Math Seminar: Classical and Machine-Learning Methods for Quantum Simulation
Thomas F. Miller III, Professor of Chemistry, Division of Chemistry and Chemical Engineering, California Institute of Technology (CALTECH)

April 12, 2019
Business and Science Building (BSB), Room 334

  • A focus of my research is to the develop simulation methods that reveal the mechanistic details of quantum mechanical reactions that are central to biological, molecular, and heterogenous catalysis. The nature of this effort is three-fold: we combine quantum statistical mechanics and semiclassical dynamics methods to expand the scope and reliability of condensed-phase quantum dynamics simulation; we develop quantum embedding and machine learning methods that improve the description of molecular interactions and electronic properties; and we apply these methods to understand complex chemical systems. The talk will focus on recent developments [1] and applications [2] of Feynman path integral methods for the description of non-adiabatic chemical dynamics, including proton-coupled electron-transfer and long-ranged electron transfer in protein systems.
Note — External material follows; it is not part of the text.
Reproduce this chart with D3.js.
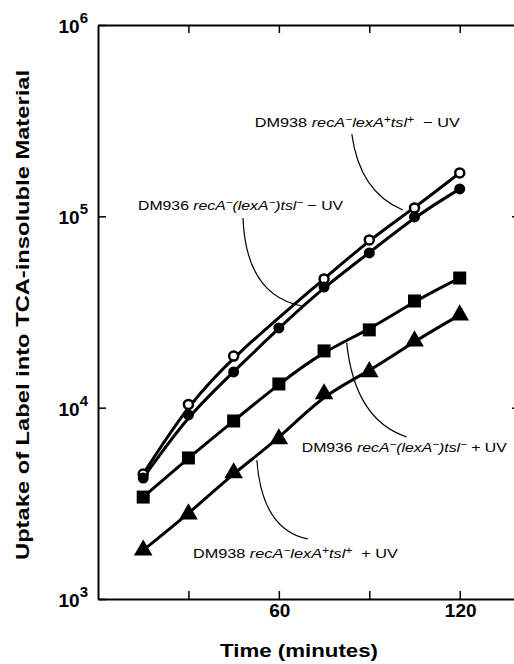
<!DOCTYPE html>
<html>
<head>
<meta charset="utf-8">
<script src="https://cdn.jsdelivr.net/npm/d3@7"></script>
<style>
  body { margin: 0; background: #fff; }
  svg { display: block; }
</style>
</head>
<body>
<div id="chart"></div>
<script>
// time points (minutes)
var times = [15, 30, 45, 60, 75, 90, 105, 120];

// uptake values (null = no point drawn)
var dm938MinusUV = [4500, 10400, 18600, null, 47100, 75300, 110700, 168600]; // open circles
var dm936MinusUV = [4290, 9160, 15380, 26100, 42700, 64400, 99300, 139000];  // filled circles
var dm936PlusUV  = [3410, 5460, 8520, 13300, 19800, 25500, 36100, 47600];    // squares
var dm938PlusUV  = [1800, 2780, 4560, 6860, 11800, 15400, 22300, 30500];     // triangles

var xTicks = [30, 60, 90, 120];
var xTickLabels = [60, 120];
var yTicks = [1e3, 1e4, 1e5, 1e6];
var sideTicks = [1e4, 1e5];

// curve labels: strain, genotype (^ marks a superscript), condition
var labelStrains = ['DM938', 'DM936', 'DM936', 'DM938'];
var labelGenotypes = ['recA^−lexA^+tsl^+', 'recA^−(lexA^−)tsl^−', 'recA^−(lexA^−)tsl^−', 'recA^−lexA^+tsl^+'];
var labelTails = ['  − UV', ' − UV', ' + UV', '  + UV'];
// label anchor (time, uptake) and leader curve (start, control, end)
var labelAt = [[52.0, 293000], [13.3, 108000], [67.6, 5860], [31.5, 1640]];
var leaders = [
  [[84.2, 269000], [86.8, 134000], [101.1, 108000]],
  [[48.1, 98000], [49.1, 38800], [67.6, 34000]],
  [[82.5, 21800], [85.2, 8630], [102.4, 7030]],
  [[52.7, 5320], [54.4, 2300], [69.6, 2060]]
];

var width = 514, height = 664;
var svg = d3.select('#chart').append('svg')
  .attr('width', width)
  .attr('height', height)
  .style('background', '#fff');

var x = d3.scaleLinear().domain([0, 140]).range([98, 520]);
var y = d3.scaleLog().domain([1e3, 1e6]).range([599, 25]);

var ink = '#000';

// frame + inward ticks
var axes = svg.append('g').attr('class', 'axes');
axes.append('g').attr('transform', 'translate(0,' + y(1e3) + ')')
  .call(d3.axisBottom(x).tickValues(xTicks).tickSize(-8).tickSizeOuter(0).tickFormat(''));
axes.append('g').attr('transform', 'translate(0,' + y(1e6) + ')')
  .call(d3.axisTop(x).tickValues(xTicks).tickSize(-8).tickSizeOuter(0).tickFormat(''));
axes.append('g').attr('transform', 'translate(' + x(0) + ',0)')
  .call(d3.axisLeft(y).tickValues(yTicks).tickSize(-8).tickSizeOuter(0).tickFormat(''));
axes.append('g').attr('transform', 'translate(' + x(140) + ',0)')
  .call(d3.axisRight(y).tickValues(sideTicks).tickSize(-8).tickSizeOuter(0).tickFormat(''));
axes.selectAll('path.domain').attr('stroke', ink).attr('stroke-width', 2);
axes.selectAll('.tick line').attr('stroke', ink).attr('stroke-width', 1.5);

// y tick labels 10^n
var yl = svg.append('g');
yTicks.forEach(function(v) {
  var t = yl.append('text')
    .attr('x', 88).attr('y', y(v) + 8)
    .attr('text-anchor', 'end')
    .attr('font-family', 'Liberation Sans, Arial, sans-serif')
    .attr('font-weight', 'bold')
    .attr('font-size', 19);
  t.append('tspan').text('10');
  t.append('tspan').attr('font-size', 15).attr('dy', -10).text(Math.round(Math.log10(v)));
});

// x tick labels
svg.append('g').selectAll('text')
  .data(xTickLabels)
  .enter().append('text')
  .attr('x', function(d) { return x(d) + 1; })
  .attr('y', 617)
  .attr('text-anchor', 'middle')
  .attr('font-family', 'Liberation Sans, Arial, sans-serif')
  .attr('font-weight', 'bold')
  .attr('font-size', 19)
  .text(Object);

// axis titles
svg.append('text')
  .attr('x', 299).attr('y', 657)
  .attr('text-anchor', 'middle')
  .attr('font-family', 'Liberation Sans, Arial, sans-serif')
  .attr('font-weight', 'bold')
  .attr('font-size', 18)
  .attr('textLength', 158).attr('lengthAdjust', 'spacingAndGlyphs')
  .text('Time (minutes)');

svg.append('text')
  .attr('transform', 'translate(29,315) rotate(-90)')
  .attr('text-anchor', 'middle')
  .attr('font-family', 'Liberation Sans, Arial, sans-serif')
  .attr('font-weight', 'bold')
  .attr('font-size', 18)
  .attr('textLength', 490).attr('lengthAdjust', 'spacingAndGlyphs')
  .text('Uptake of Label into TCA-insoluble Material');

// curves
function pairs(vals) {
  return times.map(function(t, i) { return [t, vals[i]]; })
    .filter(function(d) { return d[1] != null; });
}
var line = d3.line()
  .x(function(d) { return x(d[0]); })
  .y(function(d) { return y(d[1]); })
  .curve(d3.curveBasis);

var series = [dm938MinusUV, dm936MinusUV, dm936PlusUV, dm938PlusUV];
var curves = svg.append('g');
series.forEach(function(vals) {
  curves.append('path')
    .attr('d', line(pairs(vals)))
    .attr('fill', 'none')
    .attr('stroke', ink)
    .attr('stroke-width', 3);
});

// markers
var marks = svg.append('g');
marks.selectAll('circle.open')
  .data(pairs(dm938MinusUV))
  .enter().append('circle')
  .attr('cx', function(d) { return x(d[0]); })
  .attr('cy', function(d) { return y(d[1]); })
  .attr('r', 4.5)
  .attr('fill', '#fff')
  .attr('stroke', ink)
  .attr('stroke-width', 2.5);

marks.selectAll('circle.filled')
  .data(pairs(dm936MinusUV))
  .enter().append('circle')
  .attr('cx', function(d) { return x(d[0]); })
  .attr('cy', function(d) { return y(d[1]); })
  .attr('r', 5.5)
  .attr('fill', ink);

marks.selectAll('rect')
  .data(pairs(dm936PlusUV))
  .enter().append('rect')
  .attr('x', function(d) { return x(d[0]) - 6.5; })
  .attr('y', function(d) { return y(d[1]) - 6.5; })
  .attr('width', 13).attr('height', 13)
  .attr('fill', ink);

var tri = d3.symbol().type(d3.symbolTriangle).size(150);
marks.selectAll('path.tri')
  .data(pairs(dm938PlusUV))
  .enter().append('path')
  .attr('transform', function(d) { return 'translate(' + x(d[0]) + ',' + y(d[1]) + ')'; })
  .attr('d', tri)
  .attr('fill', ink);

// labels
var lab = svg.append('g');
labelStrains.forEach(function(strain, i) {
  var t = lab.append('text')
    .attr('x', x(labelAt[i][0]))
    .attr('y', y(labelAt[i][1]))
    .attr('font-family', 'Liberation Sans, Arial, sans-serif')
    .attr('font-size', 13.5)
    .attr('textLength', 205).attr('lengthAdjust', 'spacingAndGlyphs')
    .attr('xml:space', 'preserve')
    .style('white-space', 'pre');
  t.append('tspan').text(strain + ' ');
  var bits = labelGenotypes[i].split('^');
  bits.forEach(function(b, k) {
    var txt = b;
    if (k > 0) {
      t.append('tspan').attr('font-style', 'italic').attr('font-size', 10)
        .attr('baseline-shift', '45%').text(b.charAt(0));
      txt = b.slice(1);
    }
    if (txt.length) t.append('tspan').attr('font-style', 'italic').text(txt);
  });
  t.append('tspan').text(labelTails[i]);
});

var leader = d3.line()
  .x(function(d) { return x(d[0]); })
  .y(function(d) { return y(d[1]); })
  .curve(d3.curveNatural);
leaders.forEach(function(pts) {
  var p0 = [x(pts[0][0]), y(pts[0][1])],
      c = [x(pts[1][0]), y(pts[1][1])],
      p1 = [x(pts[2][0]), y(pts[2][1])];
  lab.append('path')
    .attr('d', 'M' + p0 + 'Q' + c + ' ' + p1)
    .attr('fill', 'none')
    .attr('stroke', ink)
    .attr('stroke-width', 1.2);
});
</script>
</body>
</html>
Additionally, we will describe a machine-learning approach [3,4] to predicting the electronic structure results on the basis of simple molecular orbitals properties, yielding striking accuracy and transferability across chemical systems at low computational cost.

    [1] “Path-integral isomorphic Hamiltonian for including nuclear quantum effects in non-adiabatic dynamics.” X. Tao, P. Shushkov, and T. F. Miller III, J. Chem. Phys., 148, 102327 (2018).

    [2] “Fluctuating hydrogen-bond networks govern anomalous electron transfer kinetics in a blue copper protein.” J. S. Kretchmer, N. Boekelheide, J. J. Warren, J. R. Winkler, H. B. Gray, and T. F. Miller III, Proc. Natl. Acad. Sci. USA, 115, 6129 (2018).

    [3] “Transferability in machine learning for electronic structure via the molecular orbital basis.” M. Welborn, L. Cheng, and T. F. Miller III, J. Chem. Theory Comput., 14, 4772 (2018).

    [4] “A universal density matrix functional from molecular orbital-based machine learning: Transferability across organic molecules.” L. Cheng, M. Welborn, and T. F. Miller III, arXiv:1901.03309 (2019).


Math Seminar: Non-local Navier-Stokes equations
Camillo De Lellis,  Institute of Advanced Study in Princeton, NJ
February 22, 2019
Armitage Hall Room 121

  • I will consider a variant of the Navier-Stokes equations, where the classical Laplacian is substituted by a fractional Laplacian $-(-\Delta)^\alpha$. I will present two results. In the hypodissipative case, i.e. when $\alpha$ is sufficiently small, in a joint work with Maria Colombo and Luigi De Rosa we show that Leray solutions are ill-posed. In the hyperdissipative case, i.e. when $\alpha>1$, in a joint work with Maria Colombo and Annalisa Massaccesi we prove a “strong analog” of the Caffarelli-Kohn-Nirenberg Theorem, which strengthens the conclusions of a previous work by Katz and Pavlovic.


Math Seminar: Mixing and the Glass Transition
Aaron Smith,  University of Ottawa, Department of Mathematics and Statistics 
February 1, 2019
Business and Science Building BSB 334

  • Supercooled liquid forms when a liquid is cooled below its usual freezing temperature without entering a crystalline solid phase. As supercooled liquids continue to get colder, they exhibit something called the glass transition: they remain disordered, but start to otherwise behave much like solids. This glass transition is important for many materials, including rubbers and colloids, but is not theoretically well-understood. In this talk I will introduce a simple model for the glass transition that is easy to understand but difficult to study. I will then introduce two related families of models, introduced by physicists, that seem to give similar “glassy” behavior. Finally, I will present some heuristics and recent results on the relaxation and mixing behavior of these two models. My results in this talk are from joint and ongoing work with Paul Chleboun, Alessandra Faggionato, Fabio Martinelli, Natesh Pillai and Cristina Toninelli.